My Mother came into town this week for various reasons, among them assisting her first-born son (Holla!) with his new residence. He will no longer refer to himself in the third person. We were trying to find a time to go to Ikea together to buy some furniture so I wouldn't have to sleep on cardboard boxes with a cereal box for a pillow anymore, but we just couldn't coordinate our schedules. We had evening plans all week and my day job totally got in the way of a trip to Ikea. Having a job once again reminded me that perhaps the Australian walk-about would have been a better option. Thousands of young, single male adults have been in this same situation before, but I can nearly guarantee you that none of them found the same solution as me. I am a pioneer in the field of male room furnishing. Here's what I did:
Me: "Mom. Take my credit card. Please buy me enough furniture to make my room look presentable. Do whatever it takes. Please don't spend more than $XXX."
Mom: "Okay."
Isn't she the best? I mean really, the Best. Actually, she had done extensive research previously, and even came down to DC with a to-scale model of my room drawn. She had cutouts for the different pieces of furniture she intended to recommend. She had print-outs of different chairs, desks, dressers, night stands, rugs, and lamps. We worked for over an hour trying to put the whole thing together while fitting in my budget. And then I sent her off with two other grown women- my sisters. They went to the store, bought a room, and brought it home for me to assemble.
I began the assemblage with only a tree stick and a rock. I used the rock for hammering and the tree stick as a screwdriver. When the screwdriver/stick broke I used my teeth until I got dizzy from spinning around in a clockwise fashion repeatedly. As I built my desk my hands were splintered, bruised, and then most surprisingly, cloned. Yes, at the conclusion of the contractor work I ended up with three hands. I'm still not sure what to do with the third hand, but I imagine it'll end up in a third world second-hand shop one day.
My mother/sisters' selections were fantastic. In fact I dare say they are an improvement on what we had drawn up with the diorama. Because I share the house with 5 other men my room is really the only space that is actually mine. As such it's very important to make sure it Hollas, if you know what I mean. I think I've succeeded at making it uniquely mine. You are welcome to come by and see it anytime, unless your name is Gertrude.

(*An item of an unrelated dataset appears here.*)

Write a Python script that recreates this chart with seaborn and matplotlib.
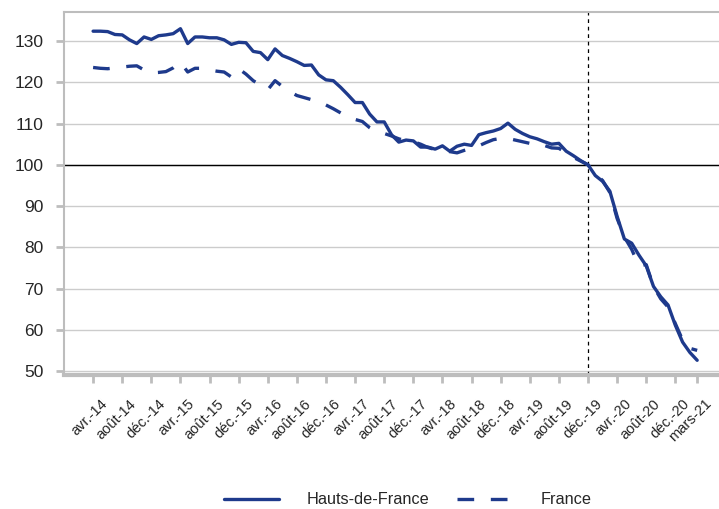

I had a request from some people to join my blog, so in attempt to make it easier I have attached a 'Followers' widget on the toolbar on the right. If you become a follower you get all sorts of goodies like a Holla Atchya! derby hat (not really), a Holla Atchya! tracksuit with gold trimming (just kidding), and a pair of monogrammed Holla Atchya! sneakers with the initials DHAB inscribed (I wish). In actuality if you sign up as a follower you get an email anytime I write a new post (I think).
2 comments:
I can't wait to see everything put together! And once again...you are hilarious.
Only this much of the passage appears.